Output the lines exactly, from the one where "Convert this chart to Chart.js code." appears through the one where "const yTitle = 'Probability';" appears. Images are left out.

> Records with drawing code
====================
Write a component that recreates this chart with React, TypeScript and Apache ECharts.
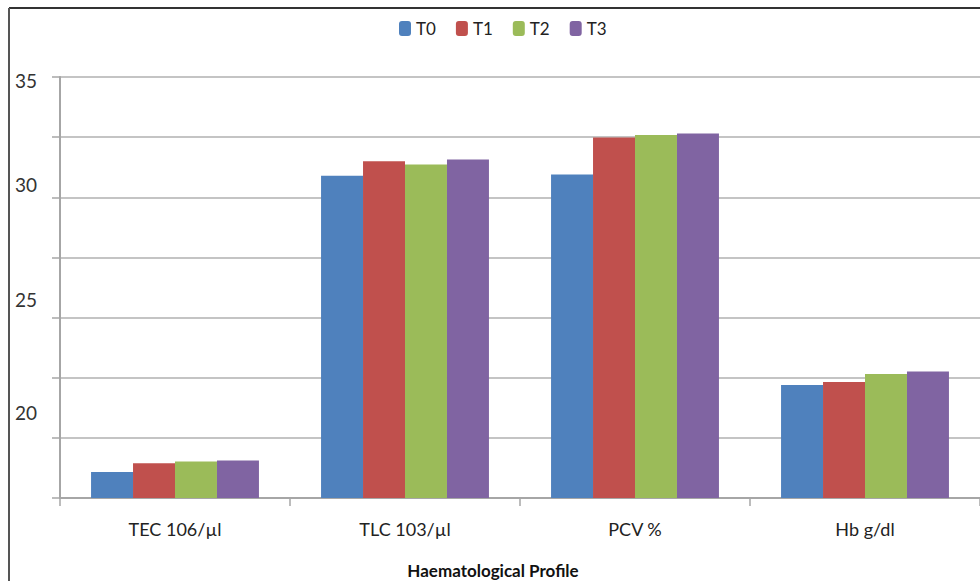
import React, { useEffect, useRef } from "react";
import * as echarts from "echarts";

const categories = ["TEC 106/µl", "TLC 103/µl", "PCV %", "Hb g/dl"];
const seriesNames = ["T0", "T1", "T2", "T3"];
const t0 = [18.58, 30.9, 30.95, 22.2];
const t1 = [18.94, 31.5, 32.48, 22.32];
const t2 = [19.02, 31.36, 32.59, 22.65];
const t3 = [19.06, 31.57, 32.65, 22.76];
const colors = ["#4F81BD", "#C0504D", "#9BBB59", "#8064A2"];
const yLabels = [20, 25, 30, 35];
const xTitle = "Haematological Profile";

export default function App() {
  const ref = useRef<HTMLDivElement>(null);
  useEffect(() => {
    if (!ref.current) return;
    const chart = echarts.init(ref.current, null, { renderer: "svg" });
    const values = [t0, t1, t2, t3];
    const font = "Lato, 'Noto Sans', sans-serif";
    chart.setOption({
      animation: false,
      backgroundColor: "#ffffff",
      textStyle: { fontFamily: font },
      legend: {
        data: seriesNames,
        left: 394,
        top: 15,
        itemWidth: 12,
        itemHeight: 15,
        itemGap: 20,
        textStyle: { fontFamily: font, fontSize: 17, color: "#222" },
      },
      grid: { left: 60, right: 0, top: 77, bottom: 83, containLabel: false },
      xAxis: {
        type: "category",
        data: categories,
        axisLine: { show: true, lineStyle: { color: "#a6a6a6", width: 2 } },
        axisTick: { show: true, length: 8, alignWithLabel: false, lineStyle: { color: "#a6a6a6", width: 1.5 } },
        axisLabel: { fontFamily: font, fontSize: 18, color: "#222", margin: 22 },
        splitLine: { show: false },
      },
      yAxis: {
        type: "value",
        min: 17.5,
        max: 35,
        interval: 2.5,
        axisLine: { show: true, lineStyle: { color: "#a6a6a6", width: 2 } },
        axisTick: { show: true, length: 8, inside: false, lineStyle: { color: "#a6a6a6", width: 1.5 } },
        splitLine: { show: true, lineStyle: { color: "#c4c4c4", width: 2 } },
        axisLabel: {
          margin: 23,
          fontFamily: font,
          fontSize: 19,
          color: "#333",
          formatter: (v: number) => (yLabels.includes(v) ? `{r${v}|${v}}` : ""),
          rich: {
            r35: { fontFamily: font, fontSize: 19, color: "#333", padding: [6, 0, 0, 0] },
            r30: { fontFamily: font, fontSize: 19, color: "#333", padding: [0, 0, 25, 0] },
            r25: { fontFamily: font, fontSize: 19, color: "#333", padding: [0, 0, 36, 0] },
            r20: { fontFamily: font, fontSize: 19, color: "#333", padding: [0, 0, 50, 0] },
          },
        },
      },
      series: seriesNames.map((name, i) => ({
        name,
        type: "bar",
        data: values[i],
        barGap: "0%",
        barCategoryGap: "27%",
        itemStyle: { color: colors[i] },
      })),
      graphic: [
        {
          type: "line",
          shape: { x1: 9, y1: 8, x2: 980, y2: 8 },
          style: { stroke: "#333", lineWidth: 2 },
        },
        {
          type: "line",
          shape: { x1: 9, y1: 8, x2: 9, y2: 581 },
          style: { stroke: "#555", lineWidth: 2 },
        },
        {
          type: "text",
          x: 493,
          y: 570,
          style: {
            text: xTitle,
            fontFamily: font,
            fontSize: 17,
            fontWeight: "bold",
            fill: "#111",
            align: "center",
            verticalAlign: "middle",
          },
        },
      ],
    });
    return () => chart.dispose();
  }, []);
  return (
    <div
      ref={ref}
      style={{ position: "fixed", left: 0, top: 0, width: 980, height: 581 }}
    />
  );
}
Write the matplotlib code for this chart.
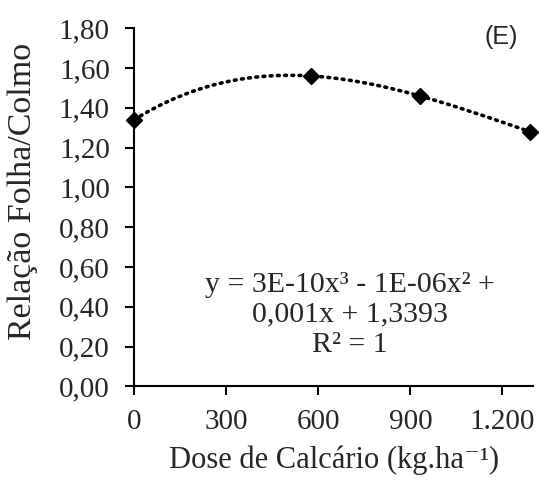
import numpy as np
import matplotlib.pyplot as plt

# doses de calcário (kg/ha) e relação folha/colmo
dose = [0, 575, 930, 1290]
relacao = [1.34, 1.56, 1.46, 1.28]
xticks = [0, 300, 600, 900, 1200]
xlabels = ['0', '300', '600', '900', '1.200']
yticks = [0.0, 0.2, 0.4, 0.6, 0.8, 1.0, 1.2, 1.4, 1.6, 1.8]
ylabels = ['0,00', '0,20', '0,40', '0,60', '0,80', '1,00', '1,20', '1,40', '1,60', '1,80']

plt.rcParams['font.family'] = ['Liberation Serif', 'DejaVu Serif']
txt = '#262626'

fig = plt.figure(figsize=(5.39, 4.86), dpi=100)
ax = fig.add_axes([0.249, 0.205, 0.74, 0.737])

# polinômio de 3o grau passando pelos pontos
coef = np.polyfit(dose, relacao, 3)
xs = np.linspace(0, max(dose), 200)
ax.plot(xs, np.polyval(coef, xs), color='black', lw=2.6,
        linestyle=(0, (0.5, 1.5)), dash_capstyle='round', zorder=2)
ax.plot(dose, relacao, 'D', color='black', ms=8, zorder=3, clip_on=False)

ax.set_xlim(0, 1300)
ax.set_ylim(0, 1.8)
ax.set_xticks(xticks)
ax.set_xticklabels(xlabels)
ax.set_yticks(yticks)
ax.set_yticklabels(ylabels)
ax.tick_params(axis='both', direction='out', length=6.5, width=1.5, colors='black',
               labelsize=21, labelcolor=txt)
ax.tick_params(axis='y', pad=11)
ax.tick_params(axis='x', pad=10)
for s in ['top', 'right']:
    ax.spines[s].set_visible(False)
for s in ['left', 'bottom']:
    ax.spines[s].set_linewidth(1.5)

ax.set_xlabel('Dose de Calcário (kg.ha⁻¹)', fontsize=22, color=txt, labelpad=7)
ax.set_ylabel('Relação Folha/Colmo', fontsize=24.5, color=txt)
ax.yaxis.set_label_coords(-0.24, 0.545)

ax.text(0.54, 0.20, 'y = 3E-10x³ - 1E-06x² +\n0,001x + 1,3393\nR² = 1',
        transform=ax.transAxes, ha='center', va='center', fontsize=21.5,
        color=txt, linespacing=1.2)
ax.text(0.92, 0.975, '(E)', transform=ax.transAxes, ha='center', va='center',
        fontsize=18, color=txt, family='Liberation Sans')

fig.savefig('out.png', dpi=100)
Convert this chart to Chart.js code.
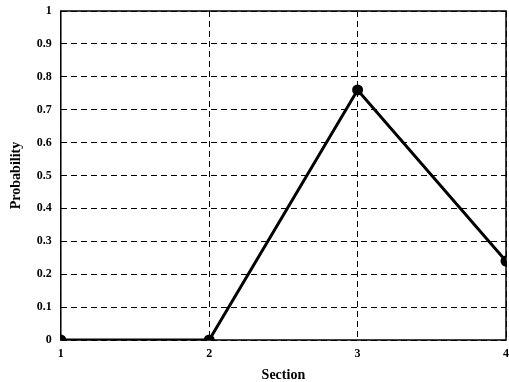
<!DOCTYPE html>
<html><head><meta charset="utf-8">
<script src="https://cdn.jsdelivr.net/npm/chart.js@4/dist/chart.umd.min.js"></script>
<style>html,body{margin:0;padding:0;background:#fff;overflow:hidden}#wrap{width:513px;height:382px}</style>
</head><body><div id="wrap"><canvas id="c"></canvas></div>
<script>
const sections = [1, 2, 3, 4];
const probability = [0, 0, 0.76, 0.24];
const yTicks = [0, 0.1, 0.2, 0.3, 0.4, 0.5, 0.6, 0.7, 0.8, 0.9, 1];
const xTitle = 'Section';
const yTitle = 'Probability';

const boxPlugin = {
  id: 'box',
  afterDatasetsDraw(chart) {
    const a = chart.chartArea, ctx = chart.ctx;
    ctx.save();
    ctx.strokeStyle = '#000';
    ctx.lineWidth = 1.5;
    ctx.strokeRect(a.left, a.top, a.right - a.left, a.bottom - a.top);
    ctx.restore();
  }
};

const family = '"Liberation Serif", "Times New Roman", serif';
const font = {family: family, weight: 'bold', size: 12};

new Chart(document.getElementById('c'), {
  type: 'line',
  data: {
    datasets: [{
      data: sections.map((s, i) => ({x: s, y: probability[i]})),
      borderColor: '#000',
      backgroundColor: '#000',
      borderWidth: 3,
      pointRadius: 4,
      pointStyle: 'circle',
      tension: 0
    }]
  },
  options: {
    responsive: true,
    maintainAspectRatio: false,
    animation: false,
    layout: {padding: {top: 11, right: 0, left: 8, bottom: 0}},
    plugins: {legend: {display: false}, tooltip: {enabled: false}},
    scales: {
      x: {
        type: 'linear', min: 1, max: 4,
        afterBuildTicks(s) { s.ticks = sections.map(v => ({value: v})); },
        afterFit(s) { s.paddingLeft = 0; s.paddingRight = 0; },
        ticks: {color: '#000', font: {family: family, weight: 'bold', size: 12, lineHeight: 1}, padding: 8, maxRotation: 0},
        grid: {color: '#000', lineWidth: 1, drawTicks: false},
        border: {display: false, dash: [6, 4]},
        title: {display: true, text: xTitle, color: '#000', font: {family: family, weight: 'bold', size: 14, lineHeight: 1}, padding: {top: 0, bottom: 0}}
      },
      y: {
        min: 0, max: 1,
        afterBuildTicks(s) { s.ticks = yTicks.map(v => ({value: v})); },
        afterFit(s) { s.paddingTop = 0; s.paddingBottom = 0; },
        ticks: {color: '#000', font: font, padding: 9, callback: v => String(v)},
        grid: {color: '#000', lineWidth: 1, drawTicks: false},
        border: {display: false, dash: [6, 4]},
        title: {display: true, text: yTitle, color: '#000', font: {family: family, weight: 'bold', size: 14}, padding: {top: 0, bottom: 3}}
      }
    }
  },
  plugins: [boxPlugin]
});
</script></body></html>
====================
> Solution
Convert this chart to Chart.js code.
<!DOCTYPE html>
<html><head><meta charset="utf-8">
<script src="https://cdn.jsdelivr.net/npm/chart.js@4/dist/chart.umd.min.js"></script>
<style>html,body{margin:0;padding:0;background:#fff;overflow:hidden}#wrap{width:513px;height:382px}</style>
</head><body><div id="wrap"><canvas id="c"></canvas></div>
<script>
const sections = [1, 2, 3, 4];
const probability = [0, 0, 0.76, 0.24];
const yTicks = [0, 0.1, 0.2, 0.3, 0.4, 0.5, 0.6, 0.7, 0.8, 0.9, 1];
const xTitle = 'Section';
const yTitle = 'Probability';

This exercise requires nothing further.